Volunteer spotlight: Nora’s story
Personal Stories | February 4, 2022 | Dying With Dignity Canada
Nora is a writer, editor, blogger, teacher, translator, interpreter and a presenter for the Greater Toronto Area (GTA) Chapter of Dying With Dignity Canada.
Why I support medical assistance in dying
Every sentient being is hardwired to survive.
If faced with danger we’ll do ANYTHING to survive.
And I am no exception.
However, I have witnessed situations, where life was scarier than death. That’s when people want to die. And the least we can do is give them medical assistance in dying to put an end to their misery.
My view was shaped by personal experiences. I watched three people I loved dearly die protracted and painful deaths.
My beloved aunt, who had been bed-ridden since she was 25, died at 56 of breast cancer. In the last few weeks she couldn’t breathe and was on oxygen.
My brother died of complications from multiple mini-strokes and a cardiac arrest. He spent his last two years in a nursing home. He couldn’t walk, go to the bathroom, or swallow, was on a feeding tube and choked on his saliva.
My mom died at 95 from Alzheimer’s disease, which affected her cognitive skills, her ability to walk and take care of herself. She didn’t want to live like that. She regularly asked me to help her die. But I couldn’t, and it broke my heart.
We are fortunate to live in a country which provides us with one of the best health care systems. But that sometimes has the reverse effect on the quality of our lives. My aunt spent 30 years in bed, my brother and mom spent years in wheelchairs and beds in nursing homes. As a regular visitor to both of them, I bore witness to the interminable suffering of hundreds of elderly, in often understaffed nursing homes.
There is no way I want my agony to be prolonged like that. If things get so bad physically, psychologically or both, that I WANT TO DIE, I want a medical professional help me end my suffering.
Why I volunteer for Dying With Dignity Canada’s GTA Chapter
There are some things I’m sure I don’t want at the end of my life. I don’t want heroic measures to save me from death. I don’t want to be trapped in a malfunctioning body/mind, or die in an institution, hooked up to life support. I don’t want to put my loved ones through what I went through watching the prolonged suffering of my mom and brother.
I also know that not everybody thinks like me – some people want to be kept alive as long as possible. Even those who believe they want medical assistance in dying can change their minds. Many people who get qualified and authorized to have MAID don’t use it. MAID is a complicated issue. I don’t pretend for a minute that it’s straightforward. There’s no one-size fits all solution.
But I firmly believe that living in a democratic country, we should be able to exercise our right to get medical assistance to end our life when we feel we are more scared of life than death.

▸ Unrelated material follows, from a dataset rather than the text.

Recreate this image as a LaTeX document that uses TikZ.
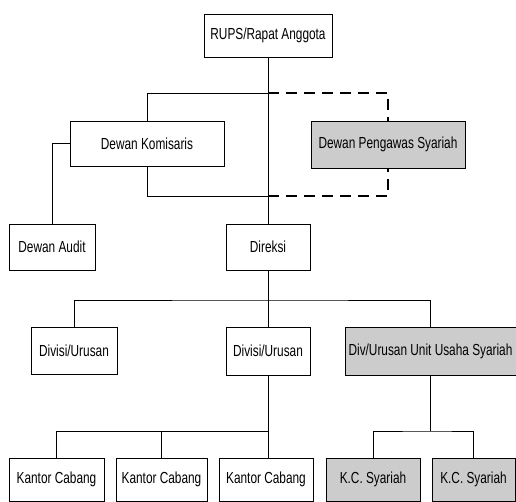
\documentclass[tikz,border=0pt]{standalone}
\usepackage{fontspec}
\setmainfont[FakeStretch=0.74]{Liberation Sans}
\usetikzlibrary{positioning, calc}
\tikzset{
    orgbox/.style={draw, line width=0.9pt, inner sep=1pt, align=center,
                   font=\fontsize{16}{18}\selectfont},
    sharibox/.style={orgbox, fill=gray!40},
    orglink/.style={line width=0.7pt},
    dashlink/.style={line width=1.4pt, dash pattern=on 11pt off 7pt}
}

\begin{document}
\begin{tikzpicture}[x=1pt, y=-1pt]
  \useasboundingbox (0,0) rectangle (516,502);
  % top level
  \node[orgbox, minimum width=128pt, minimum height=43pt] (rups) at (268,35.5) {RUPS/Rapat Anggota};
  \node[orgbox, minimum width=154pt, minimum height=45pt] (komis) at (147,143.5) {Dewan Komisaris};
  \node[sharibox, minimum width=154pt, minimum height=47pt] (dps) at (388,144.5) {Dewan Pengawas Syariah};
  \node[orgbox, minimum width=86pt, minimum height=46pt] (audit) at (52,247) {Dewan Audit};
  \node[orgbox, minimum width=84pt, minimum height=46pt] (direksi) at (268,247) {Direksi};
  % divisions
  \node[orgbox, minimum width=86pt, minimum height=47pt] (divA) at (74,350.5) {Divisi/Urusan};
  \node[orgbox, minimum width=84pt, minimum height=48pt] (divB) at (268,351) {Divisi/Urusan};
  \node[sharibox, minimum width=171pt, minimum height=48pt] (divS) at (430.5,351) {Div/Urusan Unit Usaha Syariah};
  % branch offices
  \node[orgbox, minimum width=95pt, minimum height=43pt] (kcA) at (56.5,479.5) {Kantor Cabang};
  \node[orgbox, minimum width=91pt, minimum height=43pt] (kcB) at (161.5,479.5) {Kantor Cabang};
  \node[orgbox, minimum width=94pt, minimum height=43pt] (kcC) at (266,479.5) {Kantor Cabang};
  \node[sharibox, minimum width=94pt, minimum height=43pt] (ksA) at (373,479.5) {K.C. Syariah};
  \node[sharibox, minimum width=83pt, minimum height=43pt] (ksB) at (473.5,479.5) {K.C. Syariah};
  % junctions
  \coordinate (topj) at (268,93);
  \coordinate (botj) at (268,196);
  \coordinate (dirj) at (268,300);
  \coordinate (kcj)  at (268,431);
  \coordinate (ksj)  at (430.5,431);
  % supervision loop
  \draw[orglink] (rups) -- (direksi);
  \draw[orglink] (topj) -| (komis.north);
  \draw[orglink] (komis.south) |- (botj);
  \draw[dashlink] (topj) -| (dps.north);
  \draw[dashlink] (botj) -| (dps.south);
  \draw[orglink] (komis.west) -| (audit.north);
  % directors to divisions
  \draw[orglink] (direksi) -- (divB);
  \draw[orglink] (divA.north) |- (dirj) -| (divS.north);
  % divisions to branches
  \draw[orglink] (divB.south) -- (kcj) -| (kcA.north);
  \draw[orglink] (kcB.north) -- (kcB.north |- kcj);
  \draw[orglink] (kcj) -- (kcj |- kcC.north);
  \draw[orglink] (divS) -- (ksj);
  \draw[orglink] (ksA.north) |- (ksj) -| (ksB.north);
\end{tikzpicture}
\end{document}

MAID helps people who want to die, get professional help to end their suffering. It prevents desperate people from attempting suicide, botching it and ending up in a worse situation than before.
I volunteer with Dying With Dignity Canada’s Greater Toronto Area Chapter because it understands the value of MAID in a country where health care can prolong suffering. The DWDC Chapters and the national office help people who seek MAID navigate the complicated system. They hold information sessions on MAID and Advance Care Planning. These presentations and the other work we do keep the conversation about death, a difficult topic, ongoing and rational. We help promote social awareness about MAID and end-of-life choices in a society where talking about death is still a taboo.